If we look at the entire year
of the 2021 bull market, Hive was deflationary by over 2%. Let's be honest that's pretty insane. What's even more insane is that the snapback in 2022 didn't even overprint tokens like we would have expected it to. Again we came in ever so slightly underneath the target inflation rate. The combination of these 2 years is truly impressive and a very good sign of things to come.
What does it all mean?
It means that as long as the Hive community can continue to increase our demand for debt we may end up becoming a permanently deflationary network given enough infrastructure developments. While many would celebrate this reduction, I personally do not believe it is the ideal state, and would push to increase emissions to counterbalance the deflation (assuming there was a good place to allocate those extra tokens). Luckily this is not a 'now' problem so we don't have to think about it and can just throw it on the back burner.
Conclusion
HBD is hands down the best stable coin on the market. We jacked up our yields to 20% to compete with the big dogs like UST and the like, and now all the big dogs and VC money have been flushed down the toilet during a brutal bear market. Hive still stands strong after all of it, which is honestly hard to believe considering how much we've struggled in the past. We may have reached the tipping point and haven't even realized it yet.

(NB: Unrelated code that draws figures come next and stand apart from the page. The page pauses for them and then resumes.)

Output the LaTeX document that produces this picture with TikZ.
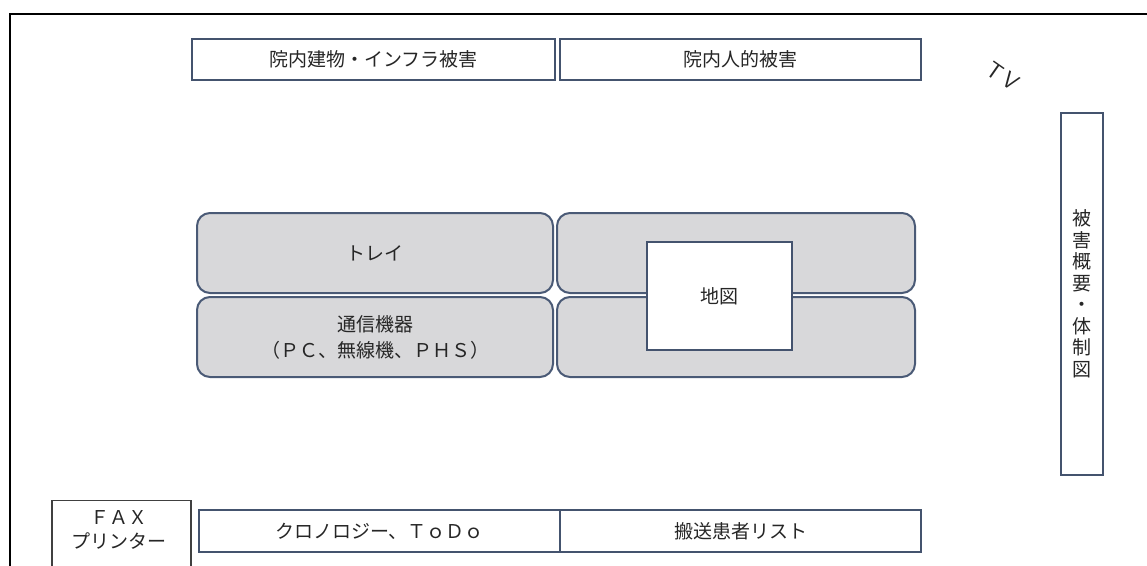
\documentclass[tikz,border=0pt]{standalone}
\usepackage{fontspec}
\setmainfont{Noto Sans CJK JP}
\begin{document}
\begin{tikzpicture}[x=1pt,y=-1pt,
  every node/.style={font=\fontsize{19}{22}\selectfont, text=black!85},
  flatbox/.style={draw=boxline, line width=1.8pt, fill=white, inner sep=0pt},
  graybox/.style={draw=grayline, line width=2pt, fill=grayfill, rounded corners=13pt, inner sep=0pt, minimum width=356, minimum height=80},
  mapbox/.style={draw=boxline, line width=2pt, fill=white, inner sep=0pt, minimum width=145, minimum height=108},
  faxbox/.style={draw=black!75, line width=1.4pt, fill=white, inner sep=0pt}
]
\definecolor{boxline}{HTML}{44536E}
\definecolor{grayline}{HTML}{4A5A76}
\definecolor{grayfill}{HTML}{D8D8DA}
\useasboundingbox (0,0) rectangle (1147,565);
\clip (0,0) rectangle (1147,565);
% outer frame
\coordinate (fb) at (10,600);
\coordinate (fc) at (10,14);
\coordinate (fr) at (1170,14);
\draw[line width=2.4pt, black] (fb) -- (fc) -- (fr);
% top boxes
\node[flatbox, minimum width=363, minimum height=41] (infra) at (373.5,59.5) {院内建物・インフラ被害};
\node[flatbox, minimum width=361, minimum height=41] (human) at (740.5,59.5) {院内人的被害};
% TV
\node[rotate=-35, inner sep=0pt, font=\fontsize{23}{23}\selectfont\sffamily] (tv) at (1003,76) {T\hspace{4pt}V};
% vertical box
\node[flatbox, minimum width=42, minimum height=362, align=center, font=\fontsize{19}{21.5}\selectfont] (summary) at (1082,294) {被\\害\\概\\要\\・\\体\\制\\図};
% gray rounded boxes
\node[graybox] (tray) at (375,253) {トレイ\hspace{10pt}};
\node[graybox, align=center, font=\fontsize{19}{26}\selectfont] (comm) at (375,337) {通信機器\\（ＰＣ、無線機、ＰＨＳ）};
\node[graybox, minimum width=358] (rt) at (736,253) {};
\node[graybox, minimum width=358] (rb) at (736,337) {};
\node[mapbox] (map) at (719.5,296) {地図};
% bottom boxes
\node[faxbox, minimum width=139, minimum height=130, anchor=north] (faxbg) at (121.5,500) {};
\node[align=center, font=\fontsize{19}{24}\selectfont] (fax) at (119,530) {ＦＡＸ\\プリンター};
\node[flatbox, minimum width=361, minimum height=42] (chrono) at (379.5,531) {クロノロジー、ＴｏＤｏ};
\node[flatbox, minimum width=361, minimum height=42] (list) at (740.5,531) {搬送患者リスト};
\end{tikzpicture}
\end{document}
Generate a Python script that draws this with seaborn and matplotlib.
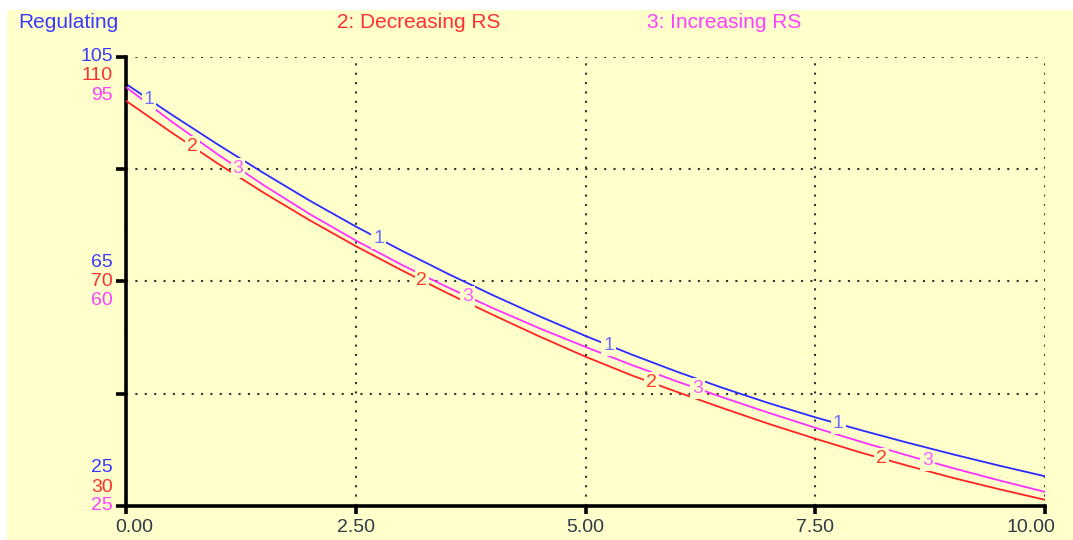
import numpy as np
import matplotlib.pyplot as plt
import seaborn as sns
from matplotlib.patches import Rectangle
from matplotlib.transforms import ScaledTranslation

sns.set_theme(style="white")
plt.rcParams['font.family'] = ['Liberation Sans', 'DejaVu Sans']

# values (each series has its own y scale)
time = [0, 0.5, 1, 1.5, 2, 2.5, 3, 3.5, 4, 4.5, 5,
        5.5, 6, 6.5, 7, 7.5, 8, 8.5, 9, 9.5, 10]
regulating = [100.2, 94.7, 89.4, 84.3, 79.4, 74.8, 70.5, 66.4, 62.5, 58.8, 55.3,
              52.0, 48.9, 46.0, 43.3, 40.8, 38.5, 36.3, 34.2, 32.2, 30.3]
decreasing_rs = [102.2, 96.5, 91.0, 85.8, 80.9, 76.3, 72.0, 67.9, 64.0, 60.2, 56.6,
                 53.3, 50.3, 47.4, 44.6, 42.0, 39.5, 37.2, 35.0, 33.0, 31.1]
increasing_rs = [90.3, 84.9, 79.8, 75.0, 70.5, 66.4, 62.6, 59.1, 55.8, 52.7, 49.8,
                 47.0, 44.4, 41.9, 39.5, 37.2, 35.0, 32.9, 30.9, 29.0, 27.2]

series_names = ['Regulating', '2: Decreasing RS', '3: Increasing RS']
series_limits = [(25, 105), (30, 110), (25, 95)]
line_numbers = ['1', '2', '3']
number_times = [[0.25, 2.75, 5.25, 7.75],
                [0.72, 3.22, 5.72, 8.22],
                [1.22, 3.72, 6.22, 8.72]]
x_ticks = [0, 2.5, 5, 7.5, 10]

line_colors = ['#2b2bff', '#ff2424', '#ff30ff']
number_colors = ['#6f6fff', '#ff3a2a', '#ff5cff']
text_colors = ['#3a3aff', '#ff3030', '#ff40ff']
bg = '#ffffcc'

fig = plt.figure(figsize=(10.73, 5.40), dpi=100)
fig.patch.set_facecolor('white')
fig.patches.append(Rectangle((7 / 1073, 0), 1, 530 / 540, transform=fig.transFigure,
                             facecolor=bg, edgecolor='none', zorder=-5))

ax = fig.add_axes([126 / 1073, 34 / 540, 919 / 1073, 449 / 540])
ax.set_facecolor('none')
axes = [ax, ax.twinx(), ax.twinx()]
data = [regulating, decreasing_rs, increasing_rs]

for a, y, lim, col in zip(axes, data, series_limits, line_colors):
    sns.lineplot(x=time, y=y, ax=a, color=col, linewidth=1.3)
    a.set_xlim(0, 10)
    a.set_ylim(lim)
    a.set_ylabel('')
    if a is not ax:
        a.set_facecolor('none')
        a.set_yticks([])
        for s in a.spines.values():
            s.set_visible(False)

# grid / axes frame
ax.set_yticks(np.linspace(25, 105, 5))
ax.set_xticks(x_ticks)
ax.set_xticklabels([f'{v:.2f}' for v in x_ticks], fontsize=14, color='#2f3a48')
ax.grid(True, linestyle=(0, (1, 3.5)), color='#333333', linewidth=1.5)
ax.set_axisbelow(True)
for side in ['top', 'right']:
    ax.spines[side].set_visible(False)
for side in ['left', 'bottom']:
    ax.spines[side].set_color('black')
    ax.spines[side].set_linewidth(2.6)
ax.tick_params(axis='y', left=True, length=7, width=2.6, color='black', labelleft=False)
ax.tick_params(axis='x', bottom=True, length=6, width=2.6, color='black', pad=3)
labels = ax.get_xticklabels()
labels[0].set_transform(labels[0].get_transform() + ScaledTranslation(8 / 100, 0, fig.dpi_scale_trans))
labels[-1].set_transform(labels[-1].get_transform() + ScaledTranslation(-14 / 100, 0, fig.dpi_scale_trans))

# stacked y scale labels
for i, (a, (lo, hi), col) in enumerate(zip(axes, series_limits, text_colors)):
    for k, v in enumerate([lo, (lo + hi) / 2, hi]):
        ax.annotate(f'{v:g}', xy=(0, v), xycoords=a.get_yaxis_transform(),
                    xytext=(-13, 19 * (2 - i - k)), textcoords='offset pixels',
                    ha='right', va='center', fontsize=14, color=col, annotation_clip=False)

# line numbers on the curves
top = axes[-1]
for a, y, num, ts, col in zip(axes, data, line_numbers, number_times, number_colors):
    for t in ts:
        top.annotate(num, xy=(t, np.interp(t, time, y)), xycoords=a.transData,
                     ha='center', va='center', fontsize=14, color=col, zorder=5,
                     bbox=dict(boxstyle='square,pad=0.1', facecolor=bg, edgecolor='none'))

# series titles along the top
for name, xpos, col in zip(series_names, [18, 337, 647], text_colors):
    fig.text(xpos / 1073, 1 - 23 / 540, name, ha='left', va='center', fontsize=15, color=col)

fig.savefig('out.png', dpi=100, facecolor=fig.get_facecolor())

No matter what the price does, 2023 is going to be a huge year for development. That much is certain. Nobody has slowed down just because the bear market is depressing. If anything many developers on Hive are more committed than ever in spite of the bear market. When times get tough on Hive, the community hunkers down and fights. Communities that roll over during the bear market are not to be taken seriously. Couldn't be us.